→ **EXERCISE BRIEF**
From the records below, copy out exactly the lines from the one containing "Emit a Python" to the one containing "from bokeh.resources import INLINE", both included. Add nothing else.

----- RECORDS SHOWN -----

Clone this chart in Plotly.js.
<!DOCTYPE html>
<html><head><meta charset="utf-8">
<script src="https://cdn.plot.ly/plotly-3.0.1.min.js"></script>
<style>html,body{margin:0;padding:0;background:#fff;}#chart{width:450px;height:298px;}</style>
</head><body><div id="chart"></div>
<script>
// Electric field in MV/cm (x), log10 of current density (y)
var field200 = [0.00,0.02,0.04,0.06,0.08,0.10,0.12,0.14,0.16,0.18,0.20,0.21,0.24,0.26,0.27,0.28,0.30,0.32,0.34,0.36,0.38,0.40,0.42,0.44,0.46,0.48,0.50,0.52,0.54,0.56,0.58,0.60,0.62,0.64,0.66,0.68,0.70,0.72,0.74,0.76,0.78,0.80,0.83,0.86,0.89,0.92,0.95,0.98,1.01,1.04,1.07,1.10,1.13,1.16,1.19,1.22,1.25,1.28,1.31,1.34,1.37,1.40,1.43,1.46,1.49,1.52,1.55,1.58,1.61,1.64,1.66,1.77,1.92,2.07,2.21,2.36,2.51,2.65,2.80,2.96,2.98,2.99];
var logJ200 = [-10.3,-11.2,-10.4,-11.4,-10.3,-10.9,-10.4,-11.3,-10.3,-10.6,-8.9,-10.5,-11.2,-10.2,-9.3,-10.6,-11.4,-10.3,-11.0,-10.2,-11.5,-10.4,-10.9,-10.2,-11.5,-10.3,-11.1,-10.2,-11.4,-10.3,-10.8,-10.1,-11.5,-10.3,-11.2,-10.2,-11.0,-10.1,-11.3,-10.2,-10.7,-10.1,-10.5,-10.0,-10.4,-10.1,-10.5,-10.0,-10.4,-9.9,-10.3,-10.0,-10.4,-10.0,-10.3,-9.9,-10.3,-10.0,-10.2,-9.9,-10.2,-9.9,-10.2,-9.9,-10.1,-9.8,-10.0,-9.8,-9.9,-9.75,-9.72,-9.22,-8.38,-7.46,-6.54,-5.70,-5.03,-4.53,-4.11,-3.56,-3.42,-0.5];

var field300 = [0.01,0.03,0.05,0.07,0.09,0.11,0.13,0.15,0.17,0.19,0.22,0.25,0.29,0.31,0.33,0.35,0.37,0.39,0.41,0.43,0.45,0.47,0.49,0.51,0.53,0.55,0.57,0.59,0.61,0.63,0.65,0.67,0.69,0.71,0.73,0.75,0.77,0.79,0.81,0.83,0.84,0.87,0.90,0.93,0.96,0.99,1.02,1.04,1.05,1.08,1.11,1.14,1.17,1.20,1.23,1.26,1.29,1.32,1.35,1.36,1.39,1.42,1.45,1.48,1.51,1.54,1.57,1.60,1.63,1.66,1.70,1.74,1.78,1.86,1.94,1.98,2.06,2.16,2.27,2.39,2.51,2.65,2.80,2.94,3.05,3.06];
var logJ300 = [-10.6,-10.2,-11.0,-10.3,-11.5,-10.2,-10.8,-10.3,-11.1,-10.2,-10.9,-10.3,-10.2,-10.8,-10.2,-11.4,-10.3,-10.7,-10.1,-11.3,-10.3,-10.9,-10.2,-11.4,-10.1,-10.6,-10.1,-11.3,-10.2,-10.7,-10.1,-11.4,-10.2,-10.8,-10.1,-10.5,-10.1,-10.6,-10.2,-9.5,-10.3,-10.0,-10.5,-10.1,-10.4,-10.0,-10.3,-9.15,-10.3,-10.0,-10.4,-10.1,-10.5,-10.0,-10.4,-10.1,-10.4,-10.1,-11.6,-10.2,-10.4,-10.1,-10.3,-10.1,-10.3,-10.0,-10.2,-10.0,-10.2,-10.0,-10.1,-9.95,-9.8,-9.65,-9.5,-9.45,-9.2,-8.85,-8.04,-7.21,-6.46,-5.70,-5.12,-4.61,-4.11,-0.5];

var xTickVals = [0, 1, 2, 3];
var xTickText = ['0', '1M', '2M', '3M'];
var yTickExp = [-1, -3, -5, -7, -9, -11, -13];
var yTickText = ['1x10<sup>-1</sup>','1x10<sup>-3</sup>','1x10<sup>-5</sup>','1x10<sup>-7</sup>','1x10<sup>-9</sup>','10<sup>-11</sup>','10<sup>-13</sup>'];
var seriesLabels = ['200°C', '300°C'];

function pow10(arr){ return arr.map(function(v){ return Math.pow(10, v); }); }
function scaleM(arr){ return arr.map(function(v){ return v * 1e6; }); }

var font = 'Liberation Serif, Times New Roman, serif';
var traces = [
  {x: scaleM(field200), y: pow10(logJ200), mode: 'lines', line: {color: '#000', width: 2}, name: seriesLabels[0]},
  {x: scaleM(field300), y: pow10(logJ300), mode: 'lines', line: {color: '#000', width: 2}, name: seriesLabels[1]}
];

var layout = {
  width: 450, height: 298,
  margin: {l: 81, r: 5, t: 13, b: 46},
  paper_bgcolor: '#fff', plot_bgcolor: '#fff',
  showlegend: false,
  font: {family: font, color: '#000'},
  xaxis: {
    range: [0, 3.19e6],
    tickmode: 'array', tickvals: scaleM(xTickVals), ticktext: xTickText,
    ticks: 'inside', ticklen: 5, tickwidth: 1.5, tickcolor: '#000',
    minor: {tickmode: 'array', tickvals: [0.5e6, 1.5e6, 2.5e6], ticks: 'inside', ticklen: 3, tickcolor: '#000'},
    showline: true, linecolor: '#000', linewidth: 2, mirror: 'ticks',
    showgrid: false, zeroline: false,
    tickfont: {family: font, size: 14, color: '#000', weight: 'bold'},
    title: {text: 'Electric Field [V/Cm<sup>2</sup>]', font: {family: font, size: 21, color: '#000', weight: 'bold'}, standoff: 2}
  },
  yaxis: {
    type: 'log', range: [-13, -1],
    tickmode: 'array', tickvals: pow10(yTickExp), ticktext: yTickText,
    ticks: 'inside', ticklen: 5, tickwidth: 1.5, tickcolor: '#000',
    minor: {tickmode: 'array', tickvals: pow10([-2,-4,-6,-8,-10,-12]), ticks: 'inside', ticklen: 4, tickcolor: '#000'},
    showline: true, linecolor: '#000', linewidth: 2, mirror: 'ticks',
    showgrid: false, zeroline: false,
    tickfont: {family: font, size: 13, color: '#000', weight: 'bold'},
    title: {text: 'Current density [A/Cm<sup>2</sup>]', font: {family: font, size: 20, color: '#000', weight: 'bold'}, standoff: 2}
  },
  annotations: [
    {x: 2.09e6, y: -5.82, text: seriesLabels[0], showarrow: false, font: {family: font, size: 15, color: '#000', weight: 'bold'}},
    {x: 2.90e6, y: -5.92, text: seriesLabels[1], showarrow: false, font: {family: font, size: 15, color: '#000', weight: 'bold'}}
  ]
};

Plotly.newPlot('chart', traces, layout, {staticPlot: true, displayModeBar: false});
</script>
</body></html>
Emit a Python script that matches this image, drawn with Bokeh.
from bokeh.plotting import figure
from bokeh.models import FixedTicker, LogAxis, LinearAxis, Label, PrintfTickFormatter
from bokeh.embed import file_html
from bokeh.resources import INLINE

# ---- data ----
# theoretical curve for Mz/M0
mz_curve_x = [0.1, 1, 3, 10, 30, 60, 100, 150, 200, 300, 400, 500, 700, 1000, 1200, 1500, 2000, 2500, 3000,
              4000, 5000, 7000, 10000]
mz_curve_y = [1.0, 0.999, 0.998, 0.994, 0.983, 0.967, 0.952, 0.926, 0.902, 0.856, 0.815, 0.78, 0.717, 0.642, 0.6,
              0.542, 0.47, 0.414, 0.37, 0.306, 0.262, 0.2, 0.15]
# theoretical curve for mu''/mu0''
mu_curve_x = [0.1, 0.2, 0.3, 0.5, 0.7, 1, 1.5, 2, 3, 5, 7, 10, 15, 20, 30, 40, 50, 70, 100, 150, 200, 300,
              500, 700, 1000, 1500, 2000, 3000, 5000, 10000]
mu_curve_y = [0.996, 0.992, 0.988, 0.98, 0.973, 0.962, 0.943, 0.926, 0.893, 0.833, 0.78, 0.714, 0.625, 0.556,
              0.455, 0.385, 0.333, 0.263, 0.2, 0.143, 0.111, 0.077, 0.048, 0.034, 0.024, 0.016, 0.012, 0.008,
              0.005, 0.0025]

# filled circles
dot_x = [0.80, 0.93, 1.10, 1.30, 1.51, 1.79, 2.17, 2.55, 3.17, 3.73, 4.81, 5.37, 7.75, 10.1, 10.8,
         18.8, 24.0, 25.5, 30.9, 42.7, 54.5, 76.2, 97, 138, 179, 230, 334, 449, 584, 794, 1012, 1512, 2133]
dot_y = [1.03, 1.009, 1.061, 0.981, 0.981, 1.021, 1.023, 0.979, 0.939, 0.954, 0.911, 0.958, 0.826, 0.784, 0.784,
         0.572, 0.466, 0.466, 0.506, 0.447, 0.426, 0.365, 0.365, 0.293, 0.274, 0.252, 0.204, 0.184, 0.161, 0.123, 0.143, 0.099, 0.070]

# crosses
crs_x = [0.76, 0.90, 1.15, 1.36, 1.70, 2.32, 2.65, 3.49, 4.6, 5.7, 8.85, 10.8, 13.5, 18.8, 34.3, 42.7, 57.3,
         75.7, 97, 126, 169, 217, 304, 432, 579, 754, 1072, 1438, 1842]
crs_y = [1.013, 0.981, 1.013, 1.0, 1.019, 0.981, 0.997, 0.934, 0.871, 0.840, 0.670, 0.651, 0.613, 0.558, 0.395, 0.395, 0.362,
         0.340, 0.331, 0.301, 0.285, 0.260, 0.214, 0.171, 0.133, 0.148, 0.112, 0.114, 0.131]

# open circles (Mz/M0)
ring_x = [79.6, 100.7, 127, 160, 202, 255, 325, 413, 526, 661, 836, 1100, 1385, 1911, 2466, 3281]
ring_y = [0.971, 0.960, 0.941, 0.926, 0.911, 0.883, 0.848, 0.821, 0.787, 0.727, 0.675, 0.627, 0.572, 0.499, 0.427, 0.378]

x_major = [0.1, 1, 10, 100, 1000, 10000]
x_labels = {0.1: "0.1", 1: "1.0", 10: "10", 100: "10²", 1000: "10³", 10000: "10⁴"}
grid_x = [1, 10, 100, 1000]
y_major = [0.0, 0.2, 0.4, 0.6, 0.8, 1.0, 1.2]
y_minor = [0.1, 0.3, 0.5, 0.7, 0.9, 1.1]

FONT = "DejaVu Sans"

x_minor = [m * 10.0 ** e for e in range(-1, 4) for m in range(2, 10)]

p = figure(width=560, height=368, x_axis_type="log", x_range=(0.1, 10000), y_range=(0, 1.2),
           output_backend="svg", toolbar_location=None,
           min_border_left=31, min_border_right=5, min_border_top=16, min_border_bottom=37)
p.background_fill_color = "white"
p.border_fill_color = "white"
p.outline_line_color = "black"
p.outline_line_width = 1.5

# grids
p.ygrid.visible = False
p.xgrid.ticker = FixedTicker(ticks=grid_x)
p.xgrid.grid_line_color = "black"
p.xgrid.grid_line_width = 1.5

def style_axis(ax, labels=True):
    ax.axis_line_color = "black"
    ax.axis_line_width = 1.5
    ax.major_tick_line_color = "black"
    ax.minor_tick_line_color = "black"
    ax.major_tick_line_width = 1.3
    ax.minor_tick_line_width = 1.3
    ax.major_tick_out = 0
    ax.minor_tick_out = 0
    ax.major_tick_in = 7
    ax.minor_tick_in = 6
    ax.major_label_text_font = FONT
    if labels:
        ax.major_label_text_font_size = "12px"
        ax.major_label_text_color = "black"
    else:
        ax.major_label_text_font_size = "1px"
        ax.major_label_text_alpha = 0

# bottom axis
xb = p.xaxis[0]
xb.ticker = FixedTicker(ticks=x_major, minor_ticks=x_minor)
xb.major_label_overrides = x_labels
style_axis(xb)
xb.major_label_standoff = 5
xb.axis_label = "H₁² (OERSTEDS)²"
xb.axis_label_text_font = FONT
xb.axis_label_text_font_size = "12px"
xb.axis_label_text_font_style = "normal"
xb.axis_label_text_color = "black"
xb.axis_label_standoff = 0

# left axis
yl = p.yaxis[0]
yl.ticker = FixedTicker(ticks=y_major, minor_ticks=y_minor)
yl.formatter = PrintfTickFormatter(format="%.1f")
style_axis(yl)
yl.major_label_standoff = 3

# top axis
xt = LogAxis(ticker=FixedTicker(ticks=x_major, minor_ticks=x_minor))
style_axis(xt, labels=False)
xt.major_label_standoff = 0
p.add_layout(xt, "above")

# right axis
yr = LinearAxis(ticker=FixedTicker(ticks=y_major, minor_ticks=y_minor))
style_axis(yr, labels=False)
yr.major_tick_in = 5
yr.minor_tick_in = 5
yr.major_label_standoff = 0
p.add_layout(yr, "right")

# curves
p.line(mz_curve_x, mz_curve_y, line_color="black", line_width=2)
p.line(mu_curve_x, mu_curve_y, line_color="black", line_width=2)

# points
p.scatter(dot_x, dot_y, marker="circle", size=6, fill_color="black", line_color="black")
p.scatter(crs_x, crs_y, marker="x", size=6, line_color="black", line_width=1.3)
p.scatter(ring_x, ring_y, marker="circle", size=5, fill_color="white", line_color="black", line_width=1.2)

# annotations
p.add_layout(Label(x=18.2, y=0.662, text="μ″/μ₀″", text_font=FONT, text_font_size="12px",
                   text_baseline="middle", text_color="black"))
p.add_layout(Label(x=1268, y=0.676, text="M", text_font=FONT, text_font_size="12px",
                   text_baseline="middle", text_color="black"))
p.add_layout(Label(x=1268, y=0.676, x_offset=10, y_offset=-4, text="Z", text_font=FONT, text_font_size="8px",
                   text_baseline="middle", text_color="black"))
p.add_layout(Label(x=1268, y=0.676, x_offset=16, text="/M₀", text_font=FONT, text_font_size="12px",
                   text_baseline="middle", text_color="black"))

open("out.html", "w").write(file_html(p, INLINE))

-----

→ **EXERCISE RESPONSE**
Emit a Python script that matches this image, drawn with Bokeh.
from bokeh.plotting import figure
from bokeh.models import FixedTicker, LogAxis, LinearAxis, Label, PrintfTickFormatter
from bokeh.embed import file_html
from bokeh.resources import INLINE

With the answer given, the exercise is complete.